Training labels come from three foundation models, none of which run at real time on embedded hardware:

Teacher	What it produces	Speed on HPC (A100)
DA3-Metric-Large	Dense metric depth from RGB; scale comes from `focal · raw / 300`	~12 FPS
YOLOv8-Large	Bounding boxes for person, furniture, background	~30 FPS
SAM2-Large	Instance masks from YOLO-prompted boxes; fused with geometric floor/wall/glass heuristics	~5 FPS

The teacher pipeline runs on NYU HPC via SLURM. Per-frame outputs are written to $SCRATCH/nyu_teacher_data/ and linked into a manifest.jsonl that the training script reads.

The loss function

The depth head trains on a hybrid target: for each pixel, if the ToF sensor reports valid depth above a confidence threshold, the target is the ToF reading. Otherwise, the target is the DA3-Metric-Large prediction. This is not a design choice made for convenience — it mirrors the runtime fusion policy exactly. The student learns to predict what the fused output should look like, not what either sensor alone reports.

The full loss (from models/losses.py):

\[\mathcal{L} = w_d \cdot \text{berHu}(d_{pred}, d_{target}) + w_s \cdot \text{CE}(s_{pred}, s_{target}) + w_e \cdot \text{EdgeSmooth}(d_{pred}, I_{rgb})\]

where $w_d, w_s, w_e$ are either fixed or learned via Kendall uncertainty weighting (V3+). The berHu loss transitions from L1 to L2 at the 80th percentile of the per-batch residual — punishes small errors linearly and large errors quadratically.

V1: initial distillation baseline

Backbone: MobileNetV3-Small. Teacher: DA2-Large.

RMSE on NYU val: 75.37 m. Not a typo.

DA2 outputs relative depth — values in [0, 1] with no metric scale. The training loop expected metric depth in meters. Every prediction was off by orders of magnitude. The model learned to predict normalized values, and the RMSE metric computed the gap against meter-scale targets.

The fix was not complicated: switch to DA3-Metric-Large, which has a proper scale anchor. But the lesson was important — relative depth models need an explicit alignment step before you can use them as supervision.

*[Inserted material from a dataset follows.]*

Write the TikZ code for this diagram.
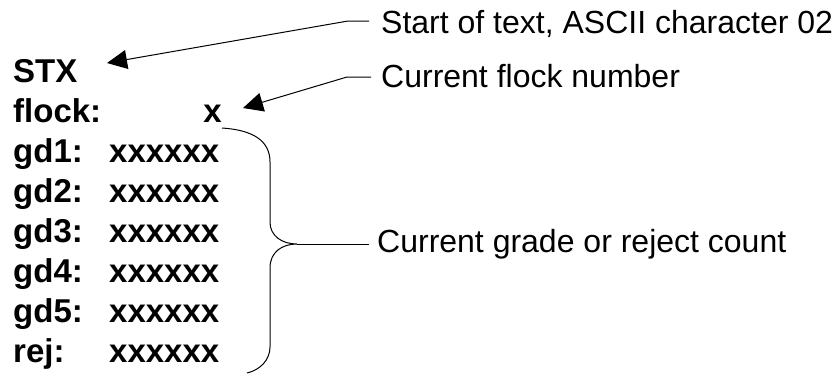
\documentclass[tikz,border=0pt]{standalone}
\usepackage{fontspec}
\setmainfont{Liberation Sans}
\usetikzlibrary{arrows.meta}
\begin{document}
\begin{tikzpicture}[x=1pt,y=-1pt,
  fld/.style={inner sep=0pt,font=\fontsize{33}{40}\selectfont\bfseries},
  note/.style={inner sep=0pt,font=\fontsize{32}{38}\selectfont},
  lead/.style={line width=1pt},
  arr/.style={lead,-{Triangle[length=20pt,width=19pt]}}]
\useasboundingbox (0,0) rectangle (836,373);
% left column
\node[fld,anchor=base west] (stx) at (13,82) {STX};
\node[fld,anchor=base west] (flockl) at (13,122) {flock:};
\node[fld,anchor=base east] (flockv) at (222,122) {x};
\node[fld,anchor=base west] (g1l) at (13,162) {gd1:};
\node[fld,anchor=base west] (g1v) at (109,162) {xxxxxx};
\node[fld,anchor=base west] (g2l) at (13,202) {gd2:};
\node[fld,anchor=base west] (g2v) at (109,202) {xxxxxx};
\node[fld,anchor=base west] (g3l) at (13,242) {gd3:};
\node[fld,anchor=base west] (g3v) at (109,242) {xxxxxx};
\node[fld,anchor=base west] (g4l) at (13,282) {gd4:};
\node[fld,anchor=base west] (g4v) at (109,282) {xxxxxx};
\node[fld,anchor=base west] (g5l) at (13,322) {gd5:};
\node[fld,anchor=base west] (g5v) at (109,322) {xxxxxx};
\node[fld,anchor=base west] (rejl) at (13,362) {rej:};
\node[fld,anchor=base west] (rejv) at (109,362) {xxxxxx};
% notes
\node[note,anchor=base west] (n1) at (381,33) {Start of text, ASCII character 02};
\node[note,anchor=base west] (n2) at (381,87) {Current flock number};
\node[note,anchor=base west] (n3) at (377,252) {Current grade or reject count};
% leaders
\coordinate (e1) at (369,21);
\coordinate (k1) at (348,21);
\coordinate (t1) at (107,63);
\coordinate (e2) at (371,77);
\coordinate (k2) at (347,77);
\coordinate (t2) at (243,108);
\draw[arr] (e1) -- (k1) -- (t1);
\draw[arr] (e2) -- (k2) -- (t2);
% brace
\coordinate (bt) at (222,128);
\coordinate (bm) at (297,244);
\coordinate (bb) at (247,373);
\coordinate (e3) at (369,244);
\draw[lead] (bt) .. controls (252,130) and (270,140) .. (270,162)
  -- (270,222) .. controls (270,236) and (282,244) .. (bm)
  .. controls (282,244) and (270,252) .. (270,268)
  -- (270,347) .. controls (270,360) and (260,370) .. (bb);
\draw[lead] (bm) -- (e3);
\end{tikzpicture}
\end{document}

V2: loss-weighting diagnostic

Experiments with Kendall uncertainty clamping on V1’s architecture. The backbone was still MobileNetV3-Small with DA2 targets. Not a useful result — just confirming that loss weighting cannot fix fundamentally wrong supervision.

V3: recipe rewrite with metric-scale teacher

Backbone: MobileNetV3-Small. Teacher: DA3-Large.

Changes from V1: berHu loss (replaces MSE), Kendall uncertainty weighting (learns task weights), two-LR optimizer (backbone and decoders at different rates).

NYU RMSE: 1.160 m.

This was the first iteration where the numbers started to make physical sense. A meter-scale error on indoor depth (typical range 1–6 m) is meaningful but not great. The model was underfitting — MobileNetV3-Small’s encoder did not have enough capacity to capture the spatial structure the depth head needed.